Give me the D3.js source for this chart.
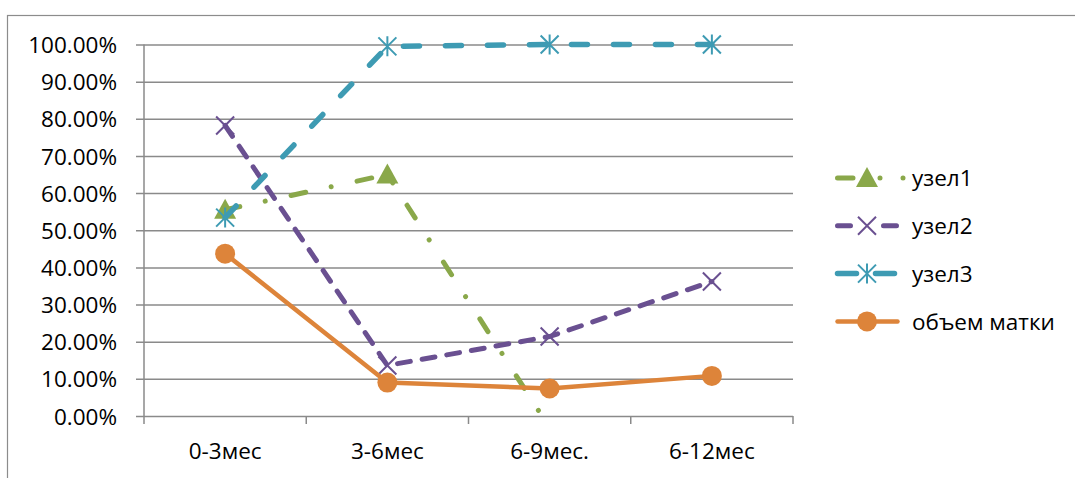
<!DOCTYPE html>
<html>
<head>
<meta charset="utf-8">
<script src="https://cdn.jsdelivr.net/npm/d3@7"></script>
<style>
  html, body { margin: 0; padding: 0; background: #fff; }
  svg { display: block; font-family: "Open Sans", "Noto Sans", sans-serif; }
</style>
</head>
<body>
<svg id="chart" width="1075" height="478"></svg>
<script>
// Follow-up periods and share values per series
const categories = ["0-3мес", "3-6мес", "6-9мес.", "6-12мес"];
const seriesNames = ["узел1", "узел2", "узел3", "объем матки"];
const uzel1 = [0.555, 0.65, -0.032, null];
const uzel2 = [0.782, 0.136, 0.214, 0.362];
const uzel3 = [0.534, 0.995, 1.0, 1.0];
const uterusVolume = [0.437, 0.09, 0.074, 0.108];
const yTicks = [0, 0.1, 0.2, 0.3, 0.4, 0.5, 0.6, 0.7, 0.8, 0.9, 1.0];

const series = [
  { name: seriesNames[0], values: uzel1, color: "#8aa84a", width: 5, dash: "15,26,0.01,26.5",
    legendDash: "15.5,27,0.01,23,0.01,60", marker: "triangle" },
  { name: seriesNames[1], values: uzel2, color: "#6a5091", width: 5, dash: "13,12",
    legendDash: "13,33", marker: "cross" },
  { name: seriesNames[2], values: uzel3, color: "#3e9bb3", width: 5.5, dash: "16,26",
    legendDash: "19,19", marker: "star" },
  { name: seriesNames[3], values: uterusVolume, color: "#dd843a", width: 4.5, dash: null,
    legendDash: null, marker: "circle" }
];

const svg = d3.select("#chart");
const plotLeft = 144, plotRight = 793, plotTop = 44.5, plotBottom = 416;

const x = d3.scaleBand().domain(categories).range([plotLeft, plotRight]).padding(0);
const cx = d => x(d) + x.bandwidth() / 2;
const y = d3.scaleLinear().domain([0, 1]).range([plotBottom, plotTop]);

// Outer chart frame
svg.append("rect")
  .attr("x", 7.5).attr("y", 15.5).attr("width", 1200).attr("height", 600)
  .attr("fill", "none").attr("stroke", "#8c8c8c").attr("stroke-width", 1.2);

// Horizontal gridlines + left ticks + labels via axis
const yAxis = svg.append("g")
  .attr("transform", `translate(${plotLeft},0)`)
  .call(d3.axisLeft(y).tickValues(yTicks).tickFormat(d3.format(".2%"))
    .tickSize(8).tickPadding(19));
yAxis.select(".domain").remove();
yAxis.selectAll(".tick line")
  .attr("x2", -8).attr("x1", plotRight - plotLeft)
  .attr("stroke", "#8a8a8a").attr("stroke-width", 1.5);
yAxis.selectAll(".tick text")
  .attr("fill", "#000").attr("font-size", 22.5)
  .attr("font-family", "'Open Sans', sans-serif")
  .attr("dy", "0.36em");

// Vertical axis line
svg.append("line")
  .attr("x1", plotLeft).attr("x2", plotLeft).attr("y1", plotTop).attr("y2", plotBottom + 8)
  .attr("stroke", "#8a8a8a").attr("stroke-width", 1.5);

// Category boundary ticks
const edges = categories.map(c => x(c)).concat([plotRight]);
svg.append("g").selectAll("line").data(edges.slice(1)).join("line")
  .attr("x1", d => d).attr("x2", d => d)
  .attr("y1", plotBottom).attr("y2", plotBottom + 8)
  .attr("stroke", "#8a8a8a").attr("stroke-width", 1.5);

// Category labels
svg.append("g").selectAll("text").data(categories).join("text")
  .attr("x", d => cx(d)).attr("y", 459)
  .attr("text-anchor", "middle")
  .attr("font-size", 22.5).attr("fill", "#000")
  .text(d => d);

// Marker shapes
function drawMarker(g, type, color, px, py) {
  if (type === "triangle") {
    g.append("path")
      .attr("d", `M${px},${py - 11}L${px + 11},${py + 9}L${px - 11},${py + 9}Z`)
      .attr("fill", color);
  } else if (type === "cross") {
    const s = 9;
    g.append("path")
      .attr("d", `M${px - s},${py - s}L${px + s},${py + s}M${px - s},${py + s}L${px + s},${py - s}`)
      .attr("stroke", color).attr("stroke-width", 2).attr("fill", "none");
  } else if (type === "star") {
    const s = 9;
    g.append("path")
      .attr("d", `M${px - s},${py - s}L${px + s},${py + s}M${px - s},${py + s}L${px + s},${py - s}M${px},${py - s - 1}L${px},${py + s + 1}`)
      .attr("stroke", color).attr("stroke-width", 2).attr("fill", "none");
  } else if (type === "circle") {
    g.append("circle").attr("cx", px).attr("cy", py).attr("r", 10).attr("fill", color);
  }
}

// Plot clip region
svg.append("defs").append("clipPath").attr("id", "plotClip")
  .append("rect").attr("x", plotLeft - 20).attr("y", plotTop - 20)
  .attr("width", plotRight - plotLeft + 40).attr("height", plotBottom - plotTop + 20);

const plot = svg.append("g").attr("clip-path", "url(#plotClip)");
const line = d3.line()
  .defined(d => d.v !== null)
  .x(d => cx(d.c)).y(d => y(d.v));

series.forEach(s => {
  const pts = categories.map((c, i) => ({ c, v: s.values[i] }));
  const g = plot.append("g");
  g.append("path")
    .datum(pts)
    .attr("d", line)
    .attr("fill", "none")
    .attr("stroke", s.color)
    .attr("stroke-width", s.width)
    .attr("stroke-linecap", s.dash ? "round" : "butt")
    .attr("stroke-linejoin", "round")
    .attr("stroke-dasharray", s.dash);
  pts.filter(p => p.v !== null && p.v >= 0 && p.v <= 1)
    .forEach(p => drawMarker(g, s.marker, s.color, cx(p.c), y(p.v)));
});

// Legend
const legend = svg.append("g");
series.forEach((s, i) => {
  const ly = 178 + i * 47.8;
  const g = legend.append("g");
  g.append("line")
    .attr("x1", 837.5).attr("x2", s.marker === "triangle" ? 904 : 897.5)
    .attr("y1", ly).attr("y2", ly)
    .attr("stroke", s.color).attr("stroke-width", s.width)
    .attr("stroke-linecap", "round")
    .attr("stroke-dasharray", s.legendDash);
  drawMarker(g, s.marker, s.color, 867, ly);
  g.append("text")
    .attr("x", 912).attr("y", ly).attr("dy", "0.36em")
    .attr("font-size", 22.5).attr("fill", "#000")
    .text(s.name);
});
</script>
</body>
</html>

GOAL ::
Leave the pictures out and please restate exactly the lines running from the start of the material through the one with "0.8, 0.9, 1.0];".

WRITTEN SOLUTION ::
Give me the D3.js source for this chart.
<!DOCTYPE html>
<html>
<head>
<meta charset="utf-8">
<script src="https://cdn.jsdelivr.net/npm/d3@7"></script>
<style>
  html, body { margin: 0; padding: 0; background: #fff; }
  svg { display: block; font-family: "Open Sans", "Noto Sans", sans-serif; }
</style>
</head>
<body>
<svg id="chart" width="1075" height="478"></svg>
<script>
// Follow-up periods and share values per series
const categories = ["0-3мес", "3-6мес", "6-9мес.", "6-12мес"];
const seriesNames = ["узел1", "узел2", "узел3", "объем матки"];
const uzel1 = [0.555, 0.65, -0.032, null];
const uzel2 = [0.782, 0.136, 0.214, 0.362];
const uzel3 = [0.534, 0.995, 1.0, 1.0];
const uterusVolume = [0.437, 0.09, 0.074, 0.108];
const yTicks = [0, 0.1, 0.2, 0.3, 0.4, 0.5, 0.6, 0.7, 0.8, 0.9, 1.0];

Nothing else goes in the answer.